L’occasion de revoir et discuter avec la famille, les amis et de rencontrer le propriétaire, le lieu idéal.

Je pense que cette affaire a été décidée ainsi. Autour d’un verre de vin, dans le brouhaha du café, tant l’affluence des jours de marché était importante.
Cependant, on ne savait pas, moi et mes cousins, lors de ces « négociations » ; il serait pris la décision de donner l’agneau à mon grand-père.

Qu’allait-il faire de l’agneau !

Nous les petits, on ne savait rien de ce qui était en train de se préparer.

Puis, un jour, les adultes commençaient à s’animer. S’animer n’étant pas tout à fait le terme exact.

Il régnait une atmosphère étrange.
Même Mamie Chazelles était bizarre. Mes oncles, et, plus particulièrement Paul, faisaient d’étranges blagues à Mamie. Il faut bien avouer que mon oncle aimait beaucoup taquiner sa maman.

Mamie Chazelles avec Sébastien Philippe en train d'équeuter des haricots 


Comme il disait, la mère regarde !
Mes cousins et moi étions mis de côté. Mamie, elle, comment dire, elle était dans tous ces états. Jamais je n’avais vu ma grand-mère inquiète de la sorte.

Mamie nous disait sens cesse de rester auprès d’elle, qu’il ne fallait surtout pas aller vers la petite porte qui donnait sur la cour intérieure ; la porte de derrière, comme le disait souvent Papi.

Mais qu’est-ce qui pouvait bien se passer derrière cette porte, dans la cour ?
Je me revois en train d’essayer de me faufiler vers ladite porte. Mais, Mamie veillait, elle nous surveillait ; comme du lait brûlant sur le feu !

Néanmoins, nous étions tellement nombreux à surveiller, qu’il ne lui était impossible de tous nous canaliser. De plus, nous, les petits, nous étions tellement polissons ; que nous avions fini par voir, ce qui se passait dans cette fameuse cour.

Il faut dire qu’il régnait un sacré capharnaüm ! Les brebis bêlaient si fort que même le curé devrait les entendre de son église.
Mes oncles et papi s’affairaient dans tous les sens. Étant tout petit, je ne me souviens plus clairement qui, bêlait le plus fort !

« Les adultes, ou les belines ! »

Je revois mon oncle Paul et mon papa dire à Mamie :

- La mère, regarde comme on va se égaler !
 
Mon grand-père, était dans tous ces états voyant mamie qui se mettait en colère, devant les petites moqueries de ses enfants.
Il disait :

- Quoi, comment ça ! « Oubapalaza » en patois Chazellois. Ce n’est pas rien possible !

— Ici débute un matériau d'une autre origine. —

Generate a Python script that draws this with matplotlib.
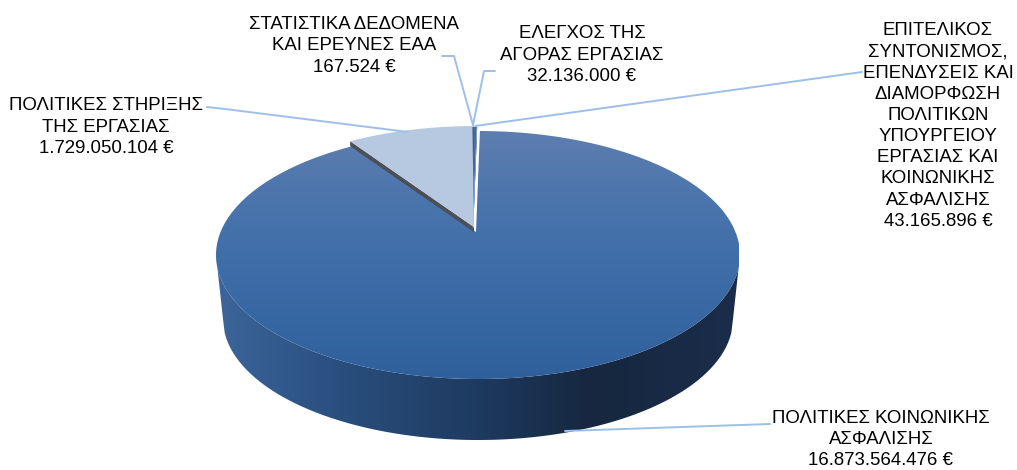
import numpy as np
import matplotlib
matplotlib.use("Agg")
import matplotlib.pyplot as plt
from matplotlib.colors import LinearSegmentedColormap
from matplotlib.patches import Polygon

plt.rcParams['font.family'] = ['Liberation Sans', 'DejaVu Sans']

# Data
categories = ["ΠΟΛΙΤΙΚΕΣ ΚΟΙΝΩΝΙΚΗΣ\nΑΣΦΑΛΙΣΗΣ",
              "ΠΟΛΙΤΙΚΕΣ ΣΤΗΡΙΞΗΣ\nΤΗΣ ΕΡΓΑΣΙΑΣ",
              "ΕΠΙΤΕΛΙΚΟΣ\nΣΥΝΤΟΝΙΣΜΟΣ,\nΕΠΕΝΔΥΣΕΙΣ ΚΑΙ\nΔΙΑΜΟΡΦΩΣΗ\nΠΟΛΙΤΙΚΩΝ\nΥΠΟΥΡΓΕΙΟΥ\nΕΡΓΑΣΙΑΣ ΚΑΙ\nΚΟΙΝΩΝΙΚΗΣ\nΑΣΦΑΛΙΣΗΣ",
              "ΕΛΕΓΧΟΣ ΤΗΣ\nΑΓΟΡΑΣ ΕΡΓΑΣΙΑΣ",
              "ΣΤΑΤΙΣΤΙΚΑ ΔΕΔΟΜΕΝΑ\nΚΑΙ ΕΡΕΥΝΕΣ ΕΑΑ"]
values = [16873564476, 1729050104, 43165896, 32136000, 167524]
value_labels = ["16.873.564.476 €", "1.729.050.104 €", "43.165.896 €", "32.136.000 €", "167.524 €"]

W, H = 1017, 470
fig = plt.figure(figsize=(W / 100, H / 100), dpi=100)
ax = fig.add_axes([0, 0, 1, 1])
ax.set_xlim(0, W)
ax.set_ylim(H, 0)
ax.axis("off")

# Projection of the tilted disc
CX, CY, RX, RY = 478, 255, 262, 124
B = 0.185          # perspective shift of the disc centre
START = 0.5        # first slice angle, degrees clockwise from top
APEX_X = 476


def project(theta_deg, r=1.0):
    t = np.radians(theta_deg)
    u, v = r * np.sin(t), r * np.cos(t)
    d = 1 + B * v
    return CX + RX * u * np.sqrt(1 - B ** 2) / d, CY - RY * (v + B) / d


def wedge(a0, a1, dx=0, dy=0):
    th = np.linspace(a0, a1, max(int(abs(a1 - a0) * 2), 4))
    x, y = project(th)
    _, ay0 = project(0, 0)
    return np.column_stack([np.r_[APEX_X, x] + dx, np.r_[ay0, y] + dy])


shares = np.array(values, dtype=float) / np.sum(values) * 360
edges = START + np.r_[0, np.cumsum(shares)]
edges[-1] = START + 360

# side wall
lx = np.linspace(-1, 1, 300)
top_low_x = CX + RX * lx
top_low_y = CY + RY * np.sqrt(1 - lx ** 2)
BCY, BRX, BRY = 319, 255, 121
bot_low_x = CX + BRX * lx
bot_low_y = BCY + BRY * np.sqrt(1 - lx ** 2)
side = np.column_stack([np.r_[CX - RX, bot_low_x, CX + RX, top_low_x[::-1]],
                        np.r_[CY, bot_low_y, CY, top_low_y[::-1]]])
side_cmap = LinearSegmentedColormap.from_list(
    "side", [(0, "#3C659B"), (0.2, "#2B5282"), (0.5, "#1E3A60"), (0.72, "#16273F"), (1, "#1A2D4A")])
im = ax.imshow(np.linspace(0, 1, 256)[None, :], extent=[216, 739, 445, 250], cmap=side_cmap,
               aspect="auto", zorder=1)
clip = Polygon(side, closed=True, transform=ax.transData, fc="none", ec="none")
ax.add_patch(clip)
im.set_clip_path(clip)

# main slice top face
top_cmap = LinearSegmentedColormap.from_list(
    "top", [(0, "#5E7EAF"), (0.3, "#4A74AC"), (0.55, "#3E6DA8"), (1, "#30609C")])
main_poly = wedge(edges[0], edges[1])
im2 = ax.imshow(np.linspace(0, 1, 256)[:, None], extent=[216, 739, 380, 130], cmap=top_cmap,
                aspect="auto", zorder=2)
clip2 = Polygon(main_poly, closed=True, transform=ax.transData, fc="none", ec="none")
ax.add_patch(clip2)
im2.set_clip_path(clip2)

# second slice, pulled out, with its cut-face
DX, DY = -2, -5
_, ay0 = project(0, 0)
ex, ey = project(edges[1])
cut = [[APEX_X + DX, ay0 + DY], [ex + DX, ey + DY], [ex + DX, ey + DY + 5], [APEX_X + DX, ay0 + DY + 5]]
ax.add_patch(Polygon(cut, closed=True, fc="#4A4F58", ec="none", zorder=3))
ax.add_patch(Polygon(wedge(edges[1], edges[2], DX, DY), closed=True, fc="#B7C9E0", ec="none", zorder=5))

# tiny slices, behind the pale slice
slice_cols = ["#3F5F90", "#46689A", "#7F99BF"]
for i, c in zip(range(2, 5), slice_cols):
    ax.add_patch(Polygon(wedge(edges[i], edges[i + 1], -3, -4), closed=True, fc=c, ec=c, lw=0.4, zorder=4))

# leader lines
leader = dict(color="#9DBFE8", lw=1.4, zorder=6, solid_capstyle="round")
ax.plot([207, 225, 408], [107, 109, 132], **leader)
ax.plot([442, 454, 473], [56, 56, 125], **leader)
ax.plot([495, 484, 473], [71, 71, 125], **leader)
ax.plot([862, 475], [72, 126], **leader)
ax.plot([565, 770], [431, 424], **leader)

# labels
fs = 13.4
pos = [(881, 439.5), (106, 127), (938, 126), (582, 55), (354, 46)]
for cat, val, (x, y) in zip(categories, value_labels, pos):
    ax.text(x, y, cat + "\n" + val, ha="center", va="center", fontsize=fs, color="#000000",
            linespacing=1.32, zorder=7)

fig.savefig("out.png", dpi=100, facecolor="white")
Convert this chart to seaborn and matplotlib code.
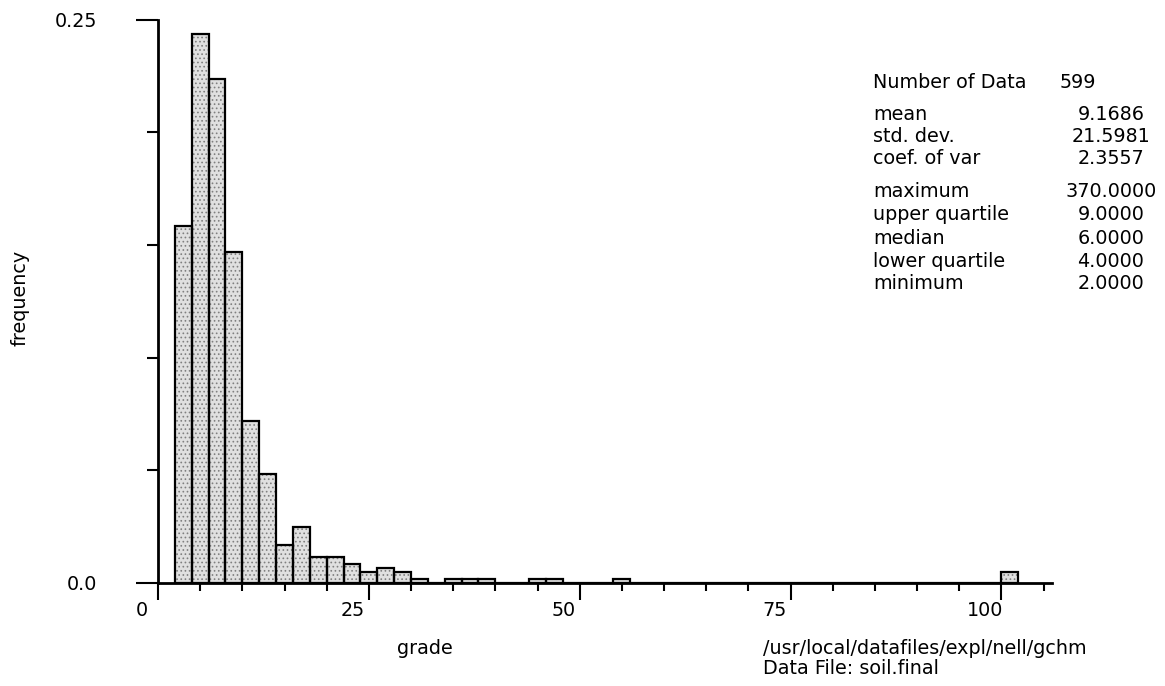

Mamie ne se laissait pas compter, elle lui répliquait :

- Vous n’êtes pas gentils, qu’est-ce qu’elles vous ont fait les belines ? 

- Ce n’est pas Dieu possible, vous n’allez pas faire ça, ces p’tite bêtes … ho mon Dieu ! 

Aujourd’hui en vous écrivant ces quelques lignes, je me rends compte que mamie était vraiment très en colère. Je crois que jamais je ne l’avais vu de la sorte.

Souvenez-vous, nous étions des petits enfants. Je vois très distinctement Fred verser des larmes. Oui, Fred était triste comme nous tous. Mais les larmes versées étaient plus de la colère.

Fred disait aux adultes :

- Vous êtes tous des salaups. 

Là, il ne me fallut pas longtemps pour comprendre. Les adultes allaient abattre les belines. Enfin, je croyais que les deux brebis allaient être tuées.

En faite, encore aujourd’hui, je n’ai pas la réponse à cette question. Toujours, est-il, qu’une beline allait être tuée.
Comme je vous l’avais déjà expliqué, les brebis bêlaient très violemment.

Nous, les petits étions dans la cuisine, sous la protection de mamie Chazelles.
Puis, en un seul instant, plus un bruit. Plus de bêlements, un silence, si je puis dire, de mort.

Mes oncles, mon père et grand-père, avaient mis fin aux jours de la beline.
Oui, ils avaient réussi, tant bien que mal, à l’attraper.

Je revois très bien, la brebis pendue par ses pâtes arrière accroché au cerisier. Elle avait été écorchée, dépouillée de sa peau par mon grand-père. 
Elle était là, accrochée aux branches du cerisier.